Third, even advanced work deals with normal problems. So this is actually a screenshot
for when I tried to register for chat GPT on the first day it came out. And potentially
they were having problems serving web requests, which has nothing to do with the really complicated
and impressive model that was happening in the back end, which goes to my last point,
which is that data work is also engineering work, and we deal with a lot of the complexities
and fiddling with all the pieces that that entails.
And finally, something that Vectorola realized was that the solid fundamentals that she had
been working all along that seemed very boring to her and not related to what she had read
about in the media were actually the fundamentals. And if she learned those very well, then she
could do and be present for the advanced work as well. And I think that's something that
we can all take to heart. So what Vectorola realized is that she now lived enlightened
ever after, still also in the staff MLE room because the fairy Asari had forgotten to rotate
her credentials. And so something we can all take away is ad astra per aspera. This is
kind of like my personal motto. It means the stars through difficulty. We're all going
to deal with this stuff. We're all going to have this happening. And it's up to us to
embrace it. So thank you. I want to say a couple of thank yous before I go. That was
my talk. First of all, enormous thank you to all the Norm Conrad organizers, Gania,
Ben, Jeremy, and Roy. The amount of late nights, the amount of time spent, the love and effort
put into this conference is amazing. I hope everyone sees it and enjoys it. We had so
much fun planning it, and we hope you all love it too. Thank you to the emcees and moderators.
Again, these people are, to my knowledge, not being paid for any of this. Everybody
is doing it for fun and for love. And I'm excited to share this with you. Thank you
to the speakers who I also voluntold to speak. I'm excited to hear what you're going to talk
about. Thank you to our sponsors. If you are in Slack, you can come visit their booths.
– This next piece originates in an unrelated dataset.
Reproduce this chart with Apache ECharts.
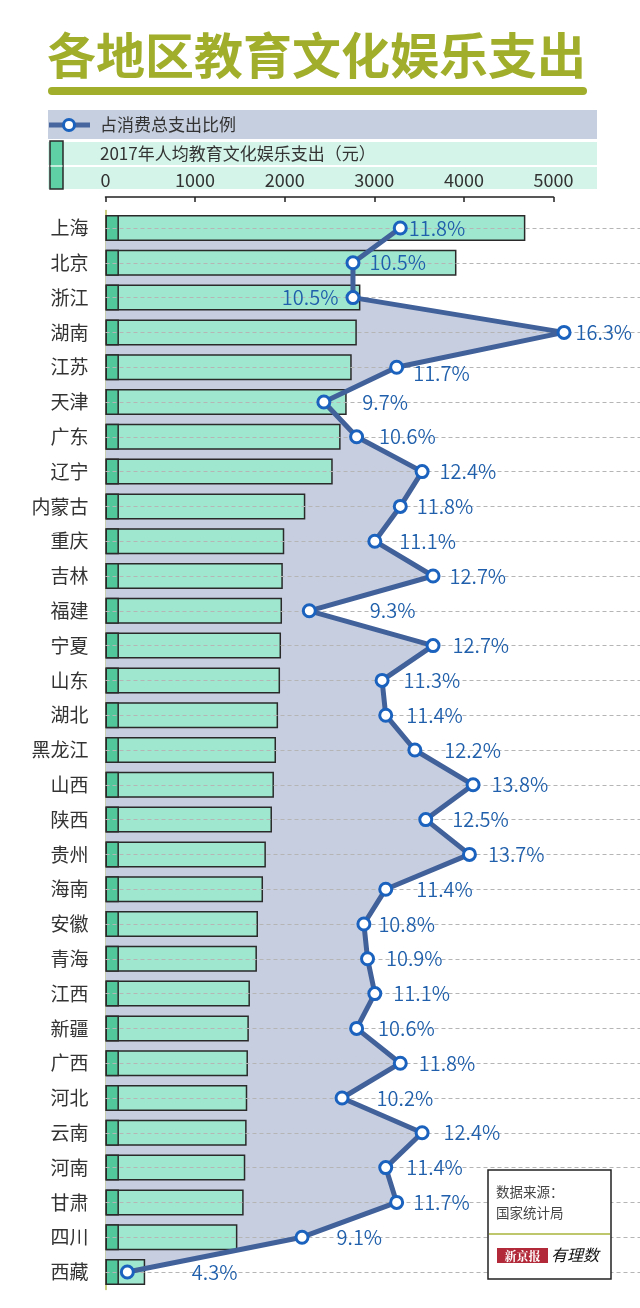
<!DOCTYPE html>
<html><head><meta charset="utf-8">
<script src="https://cdn.jsdelivr.net/npm/echarts@6/dist/echarts.min.js"></script>
<style>html,body{margin:0;padding:0;background:#fff}#c{width:640px;height:1308px}</style>
</head><body><div id="c"></div>
<script>
// ---- data ----
const categories = ['上海','北京','浙江','湖南','江苏','天津','广东','辽宁','内蒙古','重庆','吉林','福建','宁夏','山东','湖北','黑龙江','山西','陕西','贵州','海南','安徽','青海','江西','新疆','广西','河北','云南','河南','甘肃','四川','西藏'];
const spending = [4686, 3917, 2845, 2805, 2748, 2692, 2624, 2536, 2230, 1995, 1979, 1970, 1959, 1948, 1926, 1903, 1880, 1858, 1790, 1758, 1702, 1690, 1612, 1600, 1590, 1582, 1575, 1560, 1542, 1472, 443];
const share = [11.8, 10.5, 10.5, 16.3, 11.7, 9.7, 10.6, 12.4, 11.8, 11.1, 12.7, 9.3, 12.7, 11.3, 11.4, 12.2, 13.8, 12.5, 13.7, 11.4, 10.8, 10.9, 11.1, 10.6, 11.8, 10.2, 12.4, 11.4, 11.7, 9.1, 4.3];
const barAxisMax = 5000, barAxisStep = 1000;

// ---- styling (label placement tweaks per row, not data) ----
const labelGap = [1, 9, 7, 4, 9, 31, 15, 10, 9, 17, 9, 53, 12, 14, 13, 22, 11, 19, 11, 23, 7, 11, 11, 14, 11, 27, 14, 13, 9, 27, 57];
const labelLeftRow = 2;   // 浙江 label sits left of its point
const labelDownRow = 4;   // 江苏 label sits slightly lower
const STUB = 150;

const FONT = '"Noto Sans CJK SC","Noto Sans",sans-serif';
const OLIVE = '#a0ae2c';
const GL = 105.5, GW = 448, GT = 210.6, GH = 1078.8;
const band = GH / categories.length;

const chart = echarts.init(document.getElementById('c'), null, {renderer:'canvas'});
const lineData = share.map((v, i) => {
  const left = i === labelLeftRow;
  return {
    value: v,
    label: {
      position: left ? 'left' : 'right',
      distance: 0,
      offset: [left ? -labelGap[i] : labelGap[i], i === labelDownRow ? 6 : 0]
    }
  };
});

chart.setOption({
  backgroundColor: '#fff',
  animation: false,
  textStyle: {fontFamily: FONT},
  grid: [
    {left: GL, width: GW, top: GT, height: GH},
    {left: GL, right: 0, top: GT + band/2, height: GH - band}
  ],
  xAxis: [
    {gridIndex: 0, type: 'value', position: 'top', min: 0, max: barAxisMax, interval: barAxisStep, offset: 13.6, z: 10,
     axisLine: {show: true, lineStyle: {color: '#222', width: 1.5}},
     axisTick: {show: true, inside: true, length: 5, lineStyle: {color: '#222', width: 1.5}},
     axisLabel: {color: '#333', fontSize: 18, margin: 8, fontFamily: FONT, formatter: v => String(v)},
     splitLine: {show: false}},
    {gridIndex: 0, type: 'value', min: 3.7, max: 16.01, show: false},
    {gridIndex: 1, type: 'value', min: 0, max: 1, show: false}
  ],
  yAxis: [
    {gridIndex: 0, type: 'category', data: categories, inverse: true, offset: 8,
     axisLine: {show: true, lineStyle: {color: '#b7bc55', width: 1.5}},
     axisTick: {show: false},
     axisLabel: {color: '#333', fontSize: 19, margin: 9, interval: 0, fontFamily: FONT},
     splitLine: {show: false}},
    {gridIndex: 1, type: 'category', data: categories, inverse: true, boundaryGap: false, z: 3,
     axisLine: {show: false}, axisTick: {show: false, interval: 0}, axisLabel: {show: false},
     splitLine: {show: true, interval: 0, lineStyle: {color: '#b5b5b5', type: [4, 3], width: 1}}}
  ],
  series: [
    {type: 'line', xAxisIndex: 1, yAxisIndex: 0, data: share, symbol: 'none', z: 1, silent: true,
     lineStyle: {width: 0, opacity: 0}, areaStyle: {color: '#c7cee0', opacity: 1, origin: 'start'}},
    {type: 'bar', xAxisIndex: 0, yAxisIndex: 0, data: spending, barWidth: 26, z: 2,
     itemStyle: {color: '#9fe8cf', borderColor: '#2a2a2a', borderWidth: 1.5}},
    {type: 'bar', xAxisIndex: 0, yAxisIndex: 0, data: categories.map(() => STUB), barWidth: 26, barGap: '-100%', z: 2,
     itemStyle: {color: '#52c79b', borderColor: '#2a2a2a', borderWidth: 1.5}},
    {type: 'line', xAxisIndex: 1, yAxisIndex: 0, data: lineData, z: 5, clip: false,
     lineStyle: {color: '#41619b', width: 5},
     symbol: 'circle', symbolSize: 12,
     itemStyle: {color: '#fff', borderColor: '#1a62bd', borderWidth: 3},
     label: {show: true, formatter: '{c}%', color: '#1f5fab', fontSize: 20, fontWeight: 350, fontFamily: FONT}}
  ],
  graphic: [
    {type: 'text', left: 47, top: 31, z: 1, style: {text: '各地区教育文化娱乐支出', font: 'bold 49px ' + FONT, fill: OLIVE}},
    {type: 'rect', z: 1, shape: {x: 48, y: 87, width: 539, height: 8, r: 4}, style: {fill: OLIVE}},
    {type: 'rect', z: 0, shape: {x: 48, y: 110, width: 549, height: 29}, style: {fill: '#c6cfdf'}},
    {type: 'rect', z: 0, shape: {x: 48, y: 142, width: 549, height: 23}, style: {fill: '#d4f4e9'}},
    {type: 'rect', z: 0, shape: {x: 48, y: 167, width: 549, height: 22}, style: {fill: '#d4f4e9'}},
    {type: 'rect', z: 1, shape: {x: 50, y: 141, width: 13, height: 48}, style: {fill: '#5fcfa5', stroke: '#2a2a2a', lineWidth: 1.5}},
    {type: 'line', z: 1, shape: {x1: 50.5, y1: 166, x2: 62.5, y2: 166}, style: {stroke: '#e8f8f1', lineWidth: 1.5}},
    {type: 'line', z: 1, shape: {x1: 49, y1: 125, x2: 90, y2: 125}, style: {stroke: '#47669f', lineWidth: 5}},
    {type: 'circle', z: 2, shape: {cx: 69, cy: 125, r: 5.5}, style: {fill: '#fff', stroke: '#1a62bd', lineWidth: 3}},
    {type: 'text', z: 2, x: 100, y: 125, style: {text: '占消费总支出比例', font: '17px ' + FONT, fill: '#333', verticalAlign: 'middle'}},
    {type: 'text', z: 2, x: 100, y: 154, style: {text: '2017年人均教育文化娱乐支出（元）', font: '17px ' + FONT, fill: '#333', verticalAlign: 'middle'}},
    // source box
    {type: 'rect', z: 20, shape: {x: 488, y: 1170, width: 123, height: 109}, style: {fill: '#fff', stroke: '#222', lineWidth: 1.5}},
    {type: 'text', z: 21, x: 496, y: 1192, style: {text: '数据来源：', font: '13.5px ' + FONT, fill: '#444', verticalAlign: 'middle'}},
    {type: 'text', z: 21, x: 496, y: 1213, style: {text: '国家统计局', font: '13.5px ' + FONT, fill: '#444', verticalAlign: 'middle'}},
    {type: 'line', z: 21, shape: {x1: 489, y1: 1234, x2: 610, y2: 1234}, style: {stroke: '#a8b43a', lineWidth: 1.5}},
    {type: 'rect', z: 21, shape: {x: 497, y: 1248, width: 51, height: 15}, style: {fill: '#b22a3a'}},
    {type: 'text', z: 22, x: 522.5, y: 1256, style: {text: '新京报', font: 'bold 12px "Noto Serif CJK SC","Noto Sans CJK SC",serif', fill: '#fff', align: 'center', verticalAlign: 'middle'}},
    {type: 'text', z: 22, x: 551, y: 1255, style: {text: '有理数', font: 'italic 16px ' + FONT, fill: '#111', verticalAlign: 'middle'}}
  ]
});
</script></body></html>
And they're all on our website. Thank you to our lightning speakers who led the way
for the pregame to the conference and who had some amazing talks. Thank you to Numfocus,
who make the tools that we use and who we're donating the optional donations of the conference
to. And finally, thank you to you. This event would be nothing without the spirit of the
data community, with everyone that works on this stuff, that contributes to it, and that
builds on it every day. Welcome to NormCon!